Landlords: Your investment is at risk if you’re not meth testing [our meth testing practices]

As a property manager I work for investors of property, and so it’s my job to ensure their investment makes consistent good returns and doesn’t decrease in value overtime. But there’s something quiet taking place all over New Zealand, something invisible, and it has the potential to turn a great investment into a bad one – methamphetamine!

So what’s that one simple thing you could be doing to reduce your risk? It’s implementing a meth contamination testing regime in your rental properties. Ok, so maybe it’s not that simple to implement, but it sure is a simple decision.

A recent Tenancy Tribunal decision ordered a Waikato landlord to pay more than $7,500 to his former tenants for unknowingly renting them a meth-contaminated house. This particular case sent a strong warning to property managers and landlords to test for meth contamination in their properties – but many are still not heeding the warning.

It only takes a few months smoking meth, or "P", for chemicals to seep into walls, carpets and furniture, which cause breathing problems, headaches and nausea. You can deny your properties aren’t contaminated until you’re blue in the face, but at the end of the day if you haven’t had it tested – you don’t know.

How meth impacts you as a property owner

If methamphetamine is being manufactured or more commonly is being used recreationally in your properties, your house could be deemed harmful to tenants, either those causing the problem, or future inhabitants of the property.

The several Tenancy Tribunal cases in New Zealand to date have been very costly for the home owners, where they’ve had to forfeit large sums of rent paid during the period of the lease, along with the cost of replacement of furniture, carpet, curtains etc. None of us want to be involved in such an exercise!

The new health & safety at work act also means property managers and landlords must protect the health of the contractors on a property if there’s a chance meth has been used or manufactured there.

The impact of exceeding the threshold

The Ministry of Health has set the contamination threshold at 0.5 micrograms. The threshold follows international guidelines for contamination, which indicates that any long term exposure to levels above 0.5micrograms is harmful to health, and therefore this is the level that must not be exceeded.

If contaminants above this are found in the rental property the Tenancy Tribunal will rule the property ‘uninhabitable’ and could serve the landlord with penalties. The property cannot be occupied until the contaminate level is below the threshold.

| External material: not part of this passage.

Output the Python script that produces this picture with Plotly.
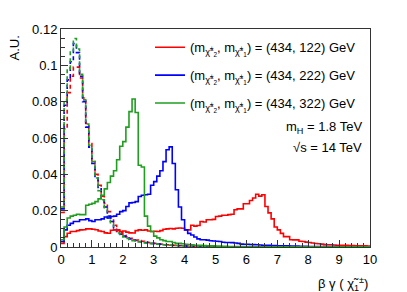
import numpy as np
import plotly.graph_objects as go

# ---------------- data (bin width 0.1 from 0 to 10) ----------------
x_lo, x_hi, n_bins = 0.0, 10.0, 100

red_solid = [0.002, 0.0057, 0.0076, 0.0085, 0.0085, 0.009, 0.0094, 0.0095, 0.010, 0.010,
             0.0098, 0.0095, 0.0088, 0.0085, 0.0078, 0.0076, 0.0092, 0.0094, 0.009, 0.0085,
             0.0088, 0.0082, 0.0078, 0.0077, 0.009, 0.0094, 0.0092, 0.0094, 0.0088, 0.0085,
             0.0087, 0.0085, 0.009, 0.0098, 0.010, 0.0102, 0.010, 0.0103, 0.0105, 0.0103,
             0.0094, 0.0094, 0.012, 0.0115, 0.0118, 0.014, 0.0138, 0.015, 0.015, 0.0152,
             0.0168, 0.017, 0.0175, 0.0175, 0.0178, 0.018, 0.0205, 0.021, 0.021, 0.0238,
             0.0238, 0.0256, 0.027, 0.029, 0.028, 0.0288, 0.0223, 0.0188, 0.0155, 0.011,
             0.0094, 0.0075, 0.0057, 0.0057, 0.004, 0.0039, 0.0039, 0.0032, 0.003, 0.0027,
             0.0025, 0.0022, 0.0019, 0.0018, 0.0016, 0.0013, 0.0012, 0.0012, 0.0011, 0.001,
             0.001, 0.0009, 0.0009, 0.0008, 0.0008, 0.0007, 0.0007, 0.0006, 0.0006, 0.0005]

blue_solid = [0.003, 0.0094, 0.012, 0.013, 0.014, 0.014, 0.015, 0.015, 0.0155, 0.0145,
              0.014, 0.015, 0.015, 0.0155, 0.0165, 0.016, 0.0168, 0.017, 0.018, 0.0195,
              0.020, 0.0223, 0.0243, 0.0245, 0.025, 0.0278, 0.0285, 0.0288, 0.029, 0.034,
              0.036, 0.039, 0.042, 0.047, 0.0535, 0.0551, 0.046, 0.0315, 0.022, 0.015,
              0.0094, 0.0075, 0.0066, 0.0055, 0.0045, 0.004, 0.004, 0.0038, 0.0034, 0.0033,
              0.0032, 0.003, 0.0026, 0.0025, 0.0025, 0.0024, 0.0022, 0.002, 0.0016, 0.0015,
              0.0015, 0.0014, 0.0013, 0.0012, 0.0011, 0.001, 0.001, 0.0009, 0.0008, 0.0008,
              0.0007, 0.0007, 0.0006, 0.0006, 0.0005, 0.0005, 0.0005, 0.0004, 0.0004, 0.0004,
              0.0003, 0.0003, 0.0003, 0.0003, 0.0002, 0.0002, 0.0002, 0.0002, 0.0002, 0.0002,
              0.0001, 0.0001, 0.0001, 0.0001, 0.0001, 0.0001, 0.0001, 0.0001, 0.0001, 0.0001]

green_solid = [0.004, 0.011, 0.016, 0.017, 0.0175, 0.018, 0.0178, 0.0178, 0.023, 0.0235,
               0.024, 0.025, 0.0265, 0.0285, 0.032, 0.0355, 0.039, 0.042, 0.048, 0.0555,
               0.058, 0.066, 0.0745, 0.0815, 0.074, 0.045, 0.044, 0.017, 0.0115, 0.0085,
               0.006, 0.005, 0.004, 0.0035, 0.003, 0.003, 0.0025, 0.002, 0.002, 0.0018,
               0.0015, 0.0014, 0.0012, 0.001, 0.001, 0.0009, 0.0008, 0.0007, 0.0006, 0.0006,
               0.0005, 0.0005, 0.0004, 0.0004, 0.0003, 0.0003, 0.0003, 0.0002, 0.0002, 0.0002,
               0.0002, 0.0002, 0.0001, 0.0001, 0.0001, 0.0001, 0.0001, 0.0001, 0.0001, 0.0001,
               0.0001, 0.0001, 0.0001, 0.0001, 0.0001, 0.0001, 0.0001, 0.0001, 0.0001, 0.0001,
               0.0001, 0.0001, 0.0001, 0.0001, 0.0001, 0.0001, 0.0001, 0.0001, 0.0001, 0.0001,
               0.0001, 0.0001, 0.0001, 0.0001, 0.0001, 0.0001, 0.0001, 0.0001, 0.0001, 0.0001]

red_dashed = [0.019, 0.065, 0.085, 0.094, 0.099, 0.099, 0.093, 0.082, 0.068, 0.057,
              0.047, 0.040, 0.034, 0.028, 0.024, 0.0195, 0.016, 0.012, 0.0094, 0.0078,
              0.0065, 0.0055, 0.0048, 0.0042, 0.0038, 0.0035, 0.0032, 0.0028, 0.0025, 0.0022,
              0.002, 0.0018, 0.0016, 0.0014, 0.0012, 0.0011, 0.001, 0.0009, 0.0008, 0.0007,
              0.0006, 0.0005, 0.0004, 0.0004, 0.0003, 0.0003, 0.0002, 0.0002, 0.0002, 0.0001,
              0.0001, 0.0001, 0.0001, 0.0001, 0.0001, 0, 0, 0, 0, 0,
              0, 0, 0, 0, 0, 0, 0, 0, 0, 0,
              0, 0, 0, 0, 0, 0, 0, 0, 0, 0,
              0, 0, 0, 0, 0, 0, 0, 0, 0, 0,
              0, 0, 0, 0, 0, 0, 0, 0, 0, 0]

blue_dashed = [0.021, 0.078, 0.092, 0.102, 0.112, 0.107, 0.094, 0.080, 0.066, 0.055,
               0.046, 0.038, 0.032, 0.026, 0.022, 0.017, 0.014, 0.0105, 0.0085, 0.007,
               0.006, 0.005, 0.0044, 0.0038, 0.0034, 0.003, 0.0027, 0.0024, 0.0022, 0.002,
               0.0018, 0.0016, 0.0014, 0.0012, 0.0011, 0.001, 0.0009, 0.0008, 0.0007, 0.0006,
               0.0005, 0.0004, 0.0004, 0.0003, 0.0003, 0.0002, 0.0002, 0.0002, 0.0001, 0.0001,
               0.0001, 0.0001, 0.0001, 0, 0, 0, 0, 0, 0, 0,
               0, 0, 0, 0, 0, 0, 0, 0, 0, 0,
               0, 0, 0, 0, 0, 0, 0, 0, 0, 0,
               0, 0, 0, 0, 0, 0, 0, 0, 0, 0,
               0, 0, 0, 0, 0, 0, 0, 0, 0, 0]

green_dashed = [0.022, 0.081, 0.098, 0.108, 0.1148, 0.109, 0.095, 0.081, 0.0677, 0.056,
                0.047, 0.038, 0.031, 0.026, 0.021, 0.016, 0.0128, 0.0095, 0.0077, 0.0065,
                0.0055, 0.0047, 0.004, 0.0035, 0.003, 0.0028, 0.0025, 0.0022, 0.002, 0.0018,
                0.0017, 0.0015, 0.0013, 0.0012, 0.0011, 0.001, 0.0009, 0.0008, 0.0007, 0.0006,
                0.0005, 0.0004, 0.0004, 0.0003, 0.0003, 0.0002, 0.0002, 0.0002, 0.0001, 0.0001,
                0.0001, 0.0001, 0, 0, 0, 0, 0, 0, 0, 0,
                0, 0, 0, 0, 0, 0, 0, 0, 0, 0,
                0, 0, 0, 0, 0, 0, 0, 0, 0, 0,
                0, 0, 0, 0, 0, 0, 0, 0, 0, 0,
                0, 0, 0, 0, 0, 0, 0, 0, 0, 0]

labels = [
    "(m<sub>χ̃<sup>±</sup><sub>2</sub></sub>, m<sub>χ̃<sup>±</sup><sub>1</sub></sub>) = (434, 122) GeV",
    "(m<sub>χ̃<sup>±</sup><sub>2</sub></sub>, m<sub>χ̃<sup>±</sup><sub>1</sub></sub>) = (434, 222) GeV",
    "(m<sub>χ̃<sup>±</sup><sub>2</sub></sub>, m<sub>χ̃<sup>±</sup><sub>1</sub></sub>) = (434, 322) GeV",
]

RED, BLUE, GREEN = "#ff0000", "#0000ff", "#1f9e1f"
FONT = "Liberation Sans, Arial, sans-serif"

edges = np.linspace(x_lo, x_hi, n_bins + 1)


def step(vals):
    return list(edges), list(vals) + [vals[-1]]


fig = go.Figure()

for vals, col in [(red_dashed, RED), (blue_dashed, BLUE), (green_dashed, GREEN)]:
    xs, ys = step(vals)
    fig.add_trace(go.Scatter(x=xs, y=ys, mode="lines", line_shape="hv",
                             line=dict(color=col, width=1.6, dash="4px,3px"),
                             showlegend=False, hoverinfo="skip"))

for i, (vals, col) in enumerate([(red_solid, RED), (blue_solid, BLUE), (green_solid, GREEN)]):
    xs, ys = step(vals)
    fig.add_trace(go.Scatter(x=xs, y=ys, mode="lines", line_shape="hv",
                             line=dict(color=col, width=1.6),
                             name=labels[i], legendgroup=f"g{i}",
                             hoverinfo="skip"))

axis_common = dict(showline=True, linecolor="#333", linewidth=1, mirror=True,
                   ticks="inside", ticklen=7, tickcolor="#333", showgrid=False,
                   zeroline=False, tickfont=dict(family=FONT, size=13, color="black"))

# the page body has an 8px margin, so the figure is 8px smaller than the window
fig.update_layout(
    width=399, height=284,
    margin=dict(l=53, r=37, t=21, b=45),
    paper_bgcolor="white", plot_bgcolor="white",
    font=dict(family=FONT, size=13, color="black"),
    xaxis=dict(range=[0, 10], dtick=1, tick0=0,
               minor=dict(dtick=0.2, ticks="inside", ticklen=4, tickcolor="#333"),
               **axis_common),
    yaxis=dict(range=[0, 0.12], dtick=0.02, tick0=0,
               minor=dict(dtick=0.005, ticks="inside", ticklen=4, tickcolor="#333"),
               **axis_common),
    legend=dict(x=0.288, y=0.985, xanchor="left", yanchor="top",
                bgcolor="rgba(0,0,0,0)", borderwidth=0,
                font=dict(family=FONT, size=13), traceorder="grouped",
                tracegroupgap=8),
    annotations=[
        dict(text="A.U.", xref="paper", yref="paper", x=-0.15, y=0.98,
             xanchor="center", yanchor="top", textangle=-90, showarrow=False,
             font=dict(family=FONT, size=13)),
        dict(text="β γ ( χ̃<sub>1</sub><sup>±</sup>)", xref="paper", yref="paper",
             x=1.0, y=-0.17, xanchor="right", yanchor="middle", showarrow=False,
             font=dict(family=FONT, size=13)),
        dict(text="m<sub>H</sub> = 1.8 TeV", xref="paper", yref="paper",
             x=0.981, y=0.55, xanchor="right", yanchor="middle", showarrow=False,
             font=dict(family=FONT, size=13)),
        dict(text="√s = 14 TeV", xref="paper", yref="paper",
             x=0.981, y=0.458, xanchor="right", yanchor="middle", showarrow=False,
             font=dict(family=FONT, size=13)),
    ],
)

fig.write_html("out.html")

There has been a considerable range of contamination results being experienced to date. The more common lower end tend to be caused by recreational use of these drugs, whereas the higher end is being caused by manufacturing the drug.

The testing regime

If you test a property today there is no way to prove that the current tenant is the one who contaminated the property. You need to know the level of contamination at the start of the tenancy as well, so you need to establish a baseline.

The stages are as follows:

1.      Establishing a baseline

The initial testing is an average throughout the property only, and will give a ‘level of contamination’ reading. The cost of this initial swab indication test varies depending upon the size of the property, but will set you back around $220 - $350 per test.

2.      If threshold is exceeded - perform a more intensive test

Should a level be detected above the MoH threshold, then a further, more intensive test should be carried out to determine where in the property the infected areas are. This could cost around $1,000. The specific areas will then need to be cleaned until they are until the threshold.

3.      Testing for changes in contamination at the end of a tenancy

Any result at the end of the tenancy that is above the MoH threshold will require intensive cleaning, and potentially an insurance claim to be made by the property owner. Action should be taken with the Tenancy Tribunal in any case where the baseline test has been carried out and there are changes showing contamination from the current or departing tenant.

4.      In the event the second result is positive – commence a formal cleaning procedure

Once the intensive test returns a result showing which areas are above the MoH threshold, a complex cleaning process needs to be undertaken to ensure the contaminated areas are sufficiently cleaned to deem it safe and suitable for habitation. This is where it gets expensive.

This process is currently only able to be carried out by properly certified providers and involves substantial retesting to ensure the contaminants have in fact been removed.

There are many questions regarding the qualifications of both the testers and the cleaners in the marketplace, but until there is legislation provided to support these areas, we can only use the services that are currently available, and select such contractors with a good track record.

You can’t afford not to

The initial testing is a selling advantage. Good tenants want to be reassured that the property they are moving in to has been tested and found to be clear. Any that are concerned by this process should probably move on to another property that is not being managed in this manner.

The potential cost to you if your property is found to be contaminated is far too great to avoid the relatively much lower cost of having pre and post tenancy tests carried out. Through this process and good record keeping it’ll be straight-forward to prove which tenants are responsible, making your cost recovery much more likely.

I’m advising all my landlords to seek independent advice, particularly from their insurer, if they are not interested in having their property included in the new testing regime.